After a visit to Sweden in 1837, Andersen became inspired by Scandinavism and committed himself to writing a poem that would convey the relatedness of Swedes, Danes, and Norwegians. It was in July 1839, during a visit to the island of Funen, that Andersen first wrote the text of his poem, Jeg er en Skandinav ("I am a Scandinavian"). Andersen composed the poem to capture "the beauty of the Nordic spirit, the way the three sister nations have gradually grown together", as part of a Scandinavian national anthem. Composer Otto Lindblad set the poem to music, and the composition was published in January 1840. Its popularity peaked in 1845, after which it was seldom sung. Andersen spent two weeks at the Augustenborg Palace in the autumn of 1844.

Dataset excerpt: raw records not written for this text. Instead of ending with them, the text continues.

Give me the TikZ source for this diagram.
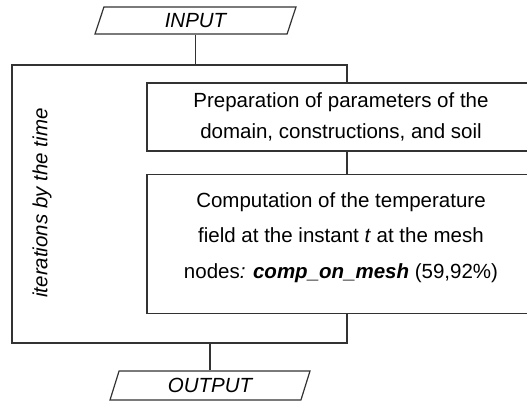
\documentclass[tikz,border=0pt]{standalone}
\usepackage{fontspec}
\setmainfont{Liberation Sans}
\usetikzlibrary{shapes.geometric}

\begin{document}
\begin{tikzpicture}[x=1pt,y=-1pt,line width=1.2pt]
 \tikzstyle{io} = [draw=black!80,trapezium,trapezium left angle=58,trapezium right angle=122,trapezium stretches body,inner sep=0pt,font=\fontsize{20.5}{24}\selectfont\itshape]
 \tikzstyle{stepbox} = [draw=black!80,fill=white,rectangle,minimum width=388pt,align=center,inner xsep=0pt]
 \tikzstyle{link} = [draw=black!80]
 \newcommand{\fsz}{20.5}

 \useasboundingbox (0,0) rectangle (527,403);
 \clip (0,0) rectangle (527,403);

 % Loop over the time steps
 \node[draw=black!80,minimum width=335pt,minimum height=278pt,inner sep=0pt] (loop) at (179.5,204) {};
 \node[rotate=90,font=\fontsize{\fsz}{24}\selectfont\itshape] (looplabel) at (42,203) {iterations by the time};

 % Input and output
 \node[io,minimum width=201pt,minimum height=27pt] (input) at (195.5,20.5) {INPUT};
 \node[io,minimum width=200pt,minimum height=29pt] (output) at (210,385.5) {OUTPUT};

 % Steps inside the loop
 \node[stepbox,minimum height=68pt,font=\fontsize{\fsz}{31.5}\selectfont] (prep) at (341,117) {Preparation of parameters of the\\domain, constructions, and soil};
 \node[stepbox,anchor=north,inner ysep=18pt,text depth=17pt,font=\fontsize{\fsz}{35.5}\selectfont] (comp) at (341,174) {Computation of the temperature\\field at the instant \textit{t} at the mesh\\nodes\textit{:} \textbf{\textit{comp\_on\_mesh}} (59,92\%)};

 % Connectors
 \draw[link] (input.south) -- (input.south |- loop.north);
 \draw[link] (prep.south -| loop.east) -- (comp.north -| loop.east);
 \draw[link] (output.north |- loop.south) -- (output.north);

\end{tikzpicture}
\end{document}
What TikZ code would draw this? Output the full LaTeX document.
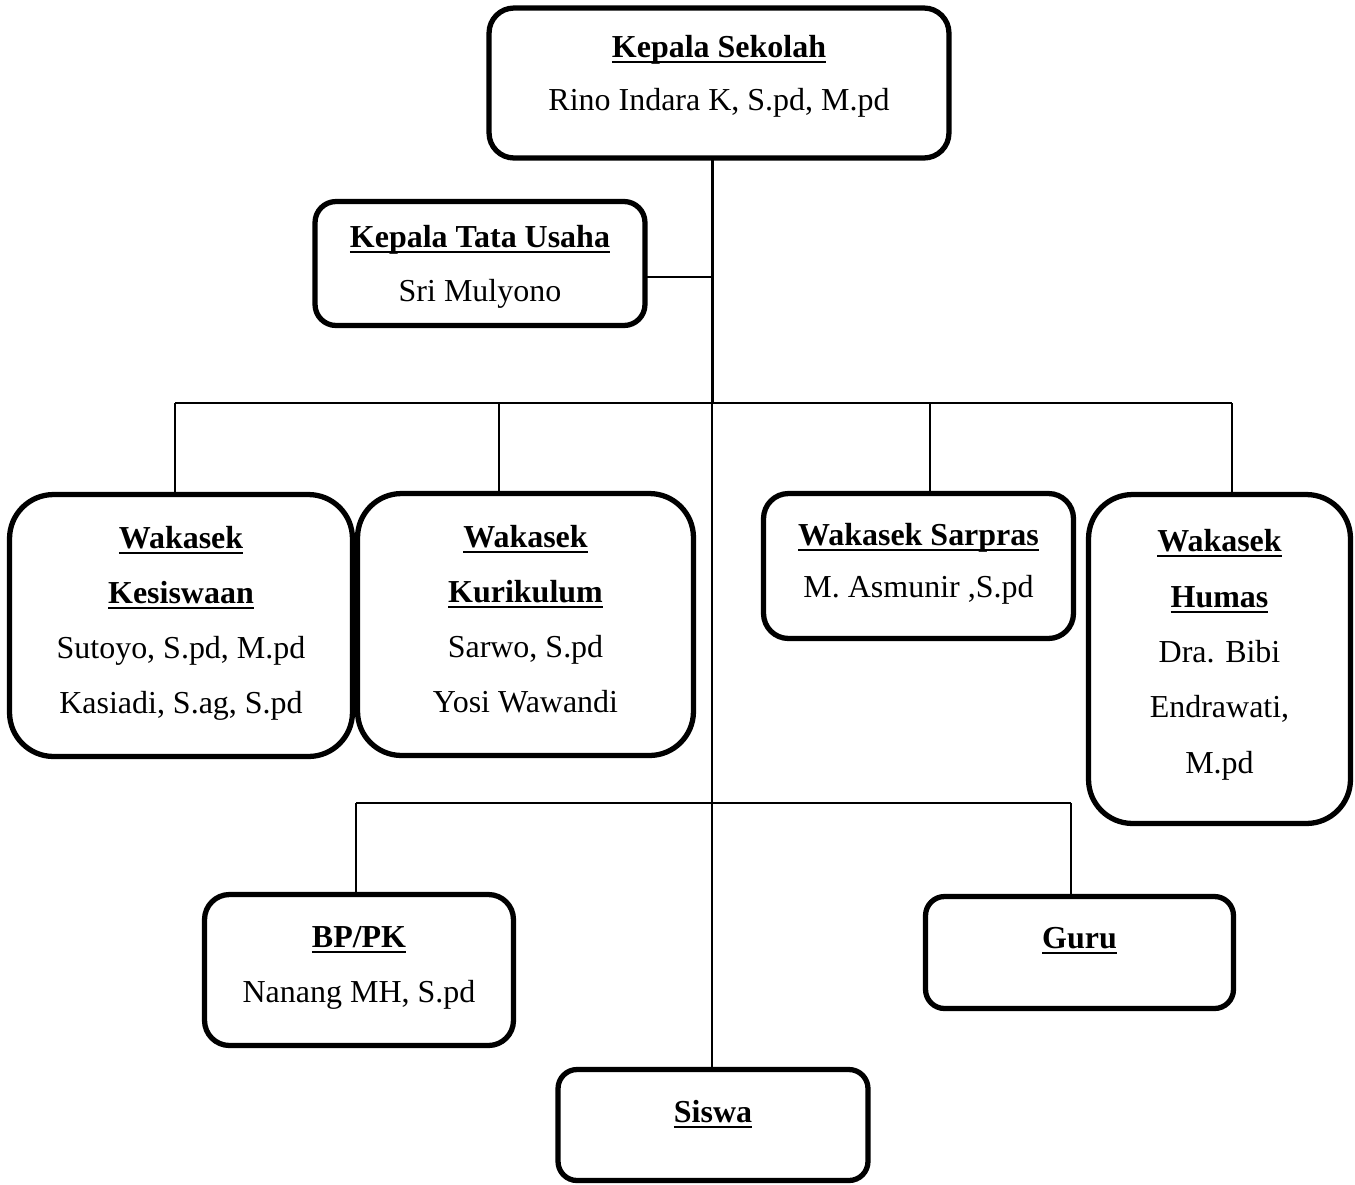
\documentclass[tikz,border=0pt]{standalone}
\usepackage{fontspec}
\setmainfont{Liberation Serif}
\newcommand\ulx[1]{\setbox0=\hbox{#1}\rlap{\rule[-0.2em]{\wd0}{0.08em}}\box0}
\begin{document}
\begin{tikzpicture}[x=0.02cm,y=-0.02cm,
  orgbox/.style={draw, line width=3pt, inner sep=0pt, outer sep=0pt},
  txt/.style={anchor=base, inner sep=0pt, font=\fontsize{18.2pt}{22pt}\selectfont},
  htxt/.style={txt, font=\fontsize{18.2pt}{22pt}\selectfont\bfseries},
  conn/.style={line width=1.1pt},
  trunk/.style={line width=1.7pt}]
\fill[white] (0,0) rectangle (1355,1184);
\useasboundingbox (0,0) rectangle (1355,1184);

% boxes
\node[orgbox, minimum width=9.2cm, minimum height=3.0cm, rounded corners=0.5cm] (ks) at (719,83) {};
\node[orgbox, minimum width=6.6cm, minimum height=2.48cm, rounded corners=0.42cm] (tu) at (480,263.5) {};
\node[orgbox, minimum width=6.86cm, minimum height=5.24cm, rounded corners=0.88cm] (kes) at (181,625.5) {};
\node[orgbox, minimum width=6.72cm, minimum height=5.24cm, rounded corners=0.88cm] (kur) at (525.5,624.5) {};
\node[orgbox, minimum width=6.2cm, minimum height=2.9cm, rounded corners=0.5cm] (sar) at (918.5,566) {};
\node[orgbox, minimum width=5.24cm, minimum height=6.58cm, rounded corners=0.88cm] (hum) at (1219.5,659) {};
\node[orgbox, minimum width=6.18cm, minimum height=3.02cm, rounded corners=0.5cm] (bp) at (359,970) {};
\node[orgbox, minimum width=6.16cm, minimum height=2.24cm, rounded corners=0.38cm] (guru) at (1079.5,952.5) {};
\node[orgbox, minimum width=6.2cm, minimum height=2.22cm, rounded corners=0.38cm] (sis) at (713,1125) {};

% texts
\node[htxt] (ks1) at (719,57) {\ulx{Kepala Sekolah}};
\node[txt] (ks2) at (719,110) {Rino Indara K, S.pd, M.pd};
\node[htxt] (tu1) at (480,247) {\ulx{Kepala Tata Usaha}};
\node[txt] (tu2) at (480,301) {Sri Mulyono};
\node[htxt] (kes1) at (181,548) {\ulx{Wakasek}};
\node[htxt] (kes2) at (181,603) {\ulx{Kesiswaan}};
\node[txt] (kes3) at (181,658) {Sutoyo, S.pd, M.pd};
\node[txt] (kes4) at (181,713) {Kasiadi, S.ag, S.pd};
\node[htxt] (kur1) at (525.5,547) {\ulx{Wakasek}};
\node[htxt] (kur2) at (525.5,602) {\ulx{Kurikulum}};
\node[txt] (kur3) at (525.5,657) {Sarwo, S.pd};
\node[txt] (kur4) at (525.5,712) {Yosi Wawandi};
\node[htxt] (sar1) at (918.5,545) {\ulx{Wakasek Sarpras}};
\node[txt] (sar2) at (918.5,597) {M. Asmunir ,S.pd};
\node[htxt] (hum1) at (1219.5,551) {\ulx{Wakasek}};
\node[htxt] (hum2) at (1219.5,607) {\ulx{Humas}};
\node[txt] (hum3) at (1219.5,662) {Dra. Bibi};
\node[txt] (hum4) at (1219.5,717) {Endrawati,};
\node[txt] (hum5) at (1219.5,773) {M.pd};
\node[htxt] (bp1) at (359,947) {\ulx{BP/PK}};
\node[txt] (bp2) at (359,1002) {Nanang MH, S.pd};
\node[htxt] (guru1) at (1079.5,948) {\ulx{Guru}};
\node[htxt] (sis1) at (713,1122) {\ulx{Siswa}};

% connectors
\coordinate (j1) at (712,403);
\coordinate (tuj) at (712,277);
\coordinate (hL) at (175,403);
\coordinate (hR) at (1232,403);
\coordinate (dK) at (499,403);
\coordinate (dS) at (930,403);
\coordinate (lL) at (356,803);
\coordinate (lR) at (1071,803);

\draw[trunk] (ks.south -| j1) -- (j1);
\draw[conn] (tu.east |- tuj) -- (tuj);
\draw[conn] (hL) -- (hR);
\draw[conn] (hL) -- (hL |- kes.north);
\draw[conn] (dK) -- (dK |- kur.north);
\draw[conn] (dS) -- (dS |- sar.north);
\draw[conn] (hR) -- (hR |- hum.north);
\draw[conn] (j1) -- (j1 |- sis.north);
\draw[conn] (lL) -- (lR);
\draw[conn] (lL) -- (lL |- bp.north);
\draw[conn] (lR) -- (lR |- guru.north);
\end{tikzpicture}
\end{document}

Andersen returned to the fairy tale genre in 1838 with another collection, Fairy Tales Told for Children. New Collection. First Booklet (Eventyr, fortalte for Børn. Ny Samling), which consists of "The Daisy", "The Steadfast Tin Soldier", and "The Wild Swans".

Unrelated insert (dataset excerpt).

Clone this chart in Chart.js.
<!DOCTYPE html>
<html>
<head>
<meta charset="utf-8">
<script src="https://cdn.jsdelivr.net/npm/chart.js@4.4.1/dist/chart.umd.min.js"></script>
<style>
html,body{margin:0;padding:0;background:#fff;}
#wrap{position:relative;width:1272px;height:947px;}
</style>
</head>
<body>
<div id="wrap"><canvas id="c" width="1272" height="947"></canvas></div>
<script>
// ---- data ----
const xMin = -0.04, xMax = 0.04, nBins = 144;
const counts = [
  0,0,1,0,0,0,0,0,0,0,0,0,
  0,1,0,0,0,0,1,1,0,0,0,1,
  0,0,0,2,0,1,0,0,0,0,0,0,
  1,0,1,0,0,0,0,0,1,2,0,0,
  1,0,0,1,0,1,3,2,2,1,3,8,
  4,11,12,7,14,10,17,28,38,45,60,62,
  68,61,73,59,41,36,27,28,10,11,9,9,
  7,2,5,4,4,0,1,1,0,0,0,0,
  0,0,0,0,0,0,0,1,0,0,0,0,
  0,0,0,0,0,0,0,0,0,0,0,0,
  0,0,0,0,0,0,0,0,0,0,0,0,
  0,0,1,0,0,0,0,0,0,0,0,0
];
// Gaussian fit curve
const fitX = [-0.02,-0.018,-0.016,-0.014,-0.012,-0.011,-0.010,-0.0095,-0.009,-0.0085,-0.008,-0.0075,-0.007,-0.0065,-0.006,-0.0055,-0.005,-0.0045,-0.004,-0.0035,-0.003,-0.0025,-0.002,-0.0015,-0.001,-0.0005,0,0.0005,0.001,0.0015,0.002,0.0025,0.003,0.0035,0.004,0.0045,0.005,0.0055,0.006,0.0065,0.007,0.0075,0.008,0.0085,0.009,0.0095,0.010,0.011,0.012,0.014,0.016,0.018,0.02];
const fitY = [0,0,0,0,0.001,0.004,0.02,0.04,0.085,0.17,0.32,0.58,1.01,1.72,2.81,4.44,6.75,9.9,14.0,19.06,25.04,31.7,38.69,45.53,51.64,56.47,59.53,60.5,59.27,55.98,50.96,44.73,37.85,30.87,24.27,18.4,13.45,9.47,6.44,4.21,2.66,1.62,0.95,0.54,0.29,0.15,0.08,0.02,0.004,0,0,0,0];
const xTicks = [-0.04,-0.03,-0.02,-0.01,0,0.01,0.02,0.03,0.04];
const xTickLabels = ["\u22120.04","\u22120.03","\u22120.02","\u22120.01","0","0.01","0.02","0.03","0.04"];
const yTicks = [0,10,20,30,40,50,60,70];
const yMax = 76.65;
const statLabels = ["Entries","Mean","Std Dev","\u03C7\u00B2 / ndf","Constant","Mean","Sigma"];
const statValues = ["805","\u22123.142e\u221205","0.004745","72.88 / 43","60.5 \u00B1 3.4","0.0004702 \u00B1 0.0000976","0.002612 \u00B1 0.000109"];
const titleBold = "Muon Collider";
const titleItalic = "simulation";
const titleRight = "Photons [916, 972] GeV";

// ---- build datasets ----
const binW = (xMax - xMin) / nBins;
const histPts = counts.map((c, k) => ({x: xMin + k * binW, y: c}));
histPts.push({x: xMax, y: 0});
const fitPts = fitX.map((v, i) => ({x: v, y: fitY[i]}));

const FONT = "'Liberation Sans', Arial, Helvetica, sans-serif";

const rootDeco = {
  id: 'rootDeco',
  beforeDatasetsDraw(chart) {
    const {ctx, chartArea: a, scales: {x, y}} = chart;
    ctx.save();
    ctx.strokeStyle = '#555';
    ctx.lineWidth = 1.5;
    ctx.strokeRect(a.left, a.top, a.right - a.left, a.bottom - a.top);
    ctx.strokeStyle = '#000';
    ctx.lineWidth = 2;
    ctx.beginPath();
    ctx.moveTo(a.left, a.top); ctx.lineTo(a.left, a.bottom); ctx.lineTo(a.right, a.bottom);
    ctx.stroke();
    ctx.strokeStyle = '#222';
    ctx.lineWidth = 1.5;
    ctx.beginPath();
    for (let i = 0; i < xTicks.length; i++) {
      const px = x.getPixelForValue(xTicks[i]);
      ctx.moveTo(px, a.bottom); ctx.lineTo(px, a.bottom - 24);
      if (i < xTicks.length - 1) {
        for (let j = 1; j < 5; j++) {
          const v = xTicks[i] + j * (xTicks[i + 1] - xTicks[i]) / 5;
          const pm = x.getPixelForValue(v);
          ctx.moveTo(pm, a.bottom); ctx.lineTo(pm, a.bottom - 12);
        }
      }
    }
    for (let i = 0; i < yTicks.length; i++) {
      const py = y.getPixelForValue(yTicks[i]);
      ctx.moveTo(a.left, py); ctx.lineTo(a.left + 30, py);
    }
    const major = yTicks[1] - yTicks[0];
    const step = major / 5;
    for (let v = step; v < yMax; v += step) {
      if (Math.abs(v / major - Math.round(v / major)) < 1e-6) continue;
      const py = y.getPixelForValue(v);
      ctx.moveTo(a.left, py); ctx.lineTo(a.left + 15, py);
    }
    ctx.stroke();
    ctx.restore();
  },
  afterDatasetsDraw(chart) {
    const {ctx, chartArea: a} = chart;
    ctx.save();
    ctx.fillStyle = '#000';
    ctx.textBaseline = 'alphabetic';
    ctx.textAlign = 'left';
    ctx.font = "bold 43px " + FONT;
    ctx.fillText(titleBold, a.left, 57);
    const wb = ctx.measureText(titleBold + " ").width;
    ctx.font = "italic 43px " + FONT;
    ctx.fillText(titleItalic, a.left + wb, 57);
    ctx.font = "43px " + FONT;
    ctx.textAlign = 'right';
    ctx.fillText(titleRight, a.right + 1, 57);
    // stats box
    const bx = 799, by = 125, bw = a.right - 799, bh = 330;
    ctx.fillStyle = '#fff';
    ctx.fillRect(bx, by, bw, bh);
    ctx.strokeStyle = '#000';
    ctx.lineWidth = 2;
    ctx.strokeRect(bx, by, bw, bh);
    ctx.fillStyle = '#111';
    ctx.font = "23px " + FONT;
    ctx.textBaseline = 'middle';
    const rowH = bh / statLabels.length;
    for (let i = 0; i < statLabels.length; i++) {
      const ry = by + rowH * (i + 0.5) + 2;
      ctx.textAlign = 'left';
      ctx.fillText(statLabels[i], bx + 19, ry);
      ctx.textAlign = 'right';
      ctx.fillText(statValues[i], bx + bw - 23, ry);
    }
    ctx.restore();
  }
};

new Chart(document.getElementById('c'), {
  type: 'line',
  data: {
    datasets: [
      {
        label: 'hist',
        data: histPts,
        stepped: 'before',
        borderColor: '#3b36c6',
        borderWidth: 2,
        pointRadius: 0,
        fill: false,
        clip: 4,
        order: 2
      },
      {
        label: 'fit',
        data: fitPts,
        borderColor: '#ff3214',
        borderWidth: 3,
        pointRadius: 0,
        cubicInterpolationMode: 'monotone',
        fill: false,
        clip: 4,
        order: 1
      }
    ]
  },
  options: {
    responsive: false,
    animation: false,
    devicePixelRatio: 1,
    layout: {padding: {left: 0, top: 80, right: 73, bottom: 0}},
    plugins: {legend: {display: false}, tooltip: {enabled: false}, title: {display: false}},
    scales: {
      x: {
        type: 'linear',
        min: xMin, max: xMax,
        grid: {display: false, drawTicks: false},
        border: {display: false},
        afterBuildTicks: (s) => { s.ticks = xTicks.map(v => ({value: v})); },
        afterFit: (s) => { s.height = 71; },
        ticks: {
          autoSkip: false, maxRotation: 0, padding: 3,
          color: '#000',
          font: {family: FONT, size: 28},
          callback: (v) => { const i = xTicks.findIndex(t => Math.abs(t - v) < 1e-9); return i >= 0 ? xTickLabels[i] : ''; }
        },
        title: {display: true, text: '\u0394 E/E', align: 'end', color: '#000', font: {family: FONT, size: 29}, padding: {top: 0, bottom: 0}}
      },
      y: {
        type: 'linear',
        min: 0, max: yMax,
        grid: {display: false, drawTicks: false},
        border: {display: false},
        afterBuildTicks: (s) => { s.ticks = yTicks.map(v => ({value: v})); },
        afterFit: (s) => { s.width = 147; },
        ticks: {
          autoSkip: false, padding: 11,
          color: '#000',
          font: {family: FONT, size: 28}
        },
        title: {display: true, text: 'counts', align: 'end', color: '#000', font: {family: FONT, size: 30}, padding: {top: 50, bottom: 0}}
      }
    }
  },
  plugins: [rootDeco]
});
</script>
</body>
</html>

The year 1845 heralded a breakthrough for Andersen with the publication of four different translations of his fairy tales. "The Little Mermaid" appeared in the periodical Bentley's Miscellany. It was followed by a second volume, Wonderful Stories for Children. Two other volumes enthusiastically received were A Danish Story Book and Danish Fairy Tales and Legends. A review that appeared in the London journal The Athenæum (February 1846) said of Wonderful Stories, "This is a book full of life and fancy; a book for grandfathers no less than grandchildren, not a word of which will be skipped by those who have it once in hand."

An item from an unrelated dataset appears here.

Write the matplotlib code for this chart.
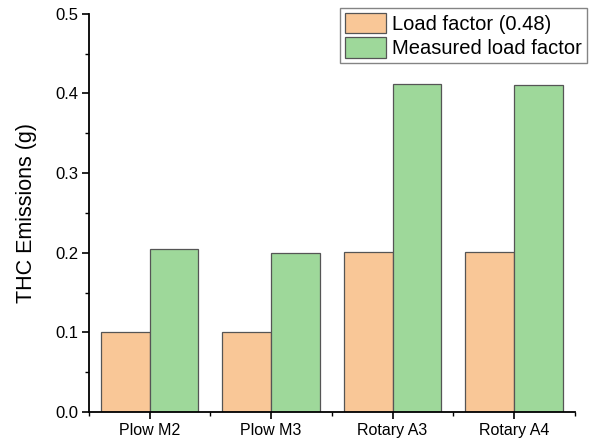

Andersen would continue to write fairy tales, and he published them in installments until 1872.
In 1851, he published to wide acclaim In Sweden, a volume of travel sketches. A keen traveler, Andersen published several other long travelogues: Shadow Pictures of a Journey to the Harz, Swiss Saxony, etc. etc. in the Summer of 1831, A Poet's Bazaar, In Spain, and A Visit to Portugal in 1866. (The latter describes his visit with his Portuguese friends Jorge and Jose O'Neill, who were his fellows in the mid-1820s while living in Copenhagen.) In his travelogues, Andersen took heed of some of the contemporary conventions about travel writing, but always developed the genre to suit his own purposes. Each of his travelogues combines documentary and descriptive accounts of the sights he saw with more philosophical passages on topics such as being an author, immortality, and the nature of fiction in the literary travel report. Some of the travelogues, such as In Sweden, even contain fairy-tales.
In the 1840s, Andersen's attention returned to the stage, but with little success. He had better fortune with the publication of the Picture-Book without Pictures (1840). A second series of fairy tales began in 1838 and a third in 1845. Andersen was now celebrated throughout Europe, although his native Denmark still showed some resistance to his pretensions.
Between 1845 and 1864, H. C. Andersen lived at 67 Nyhavn, Copenhagen, where a memorial plaque now stands.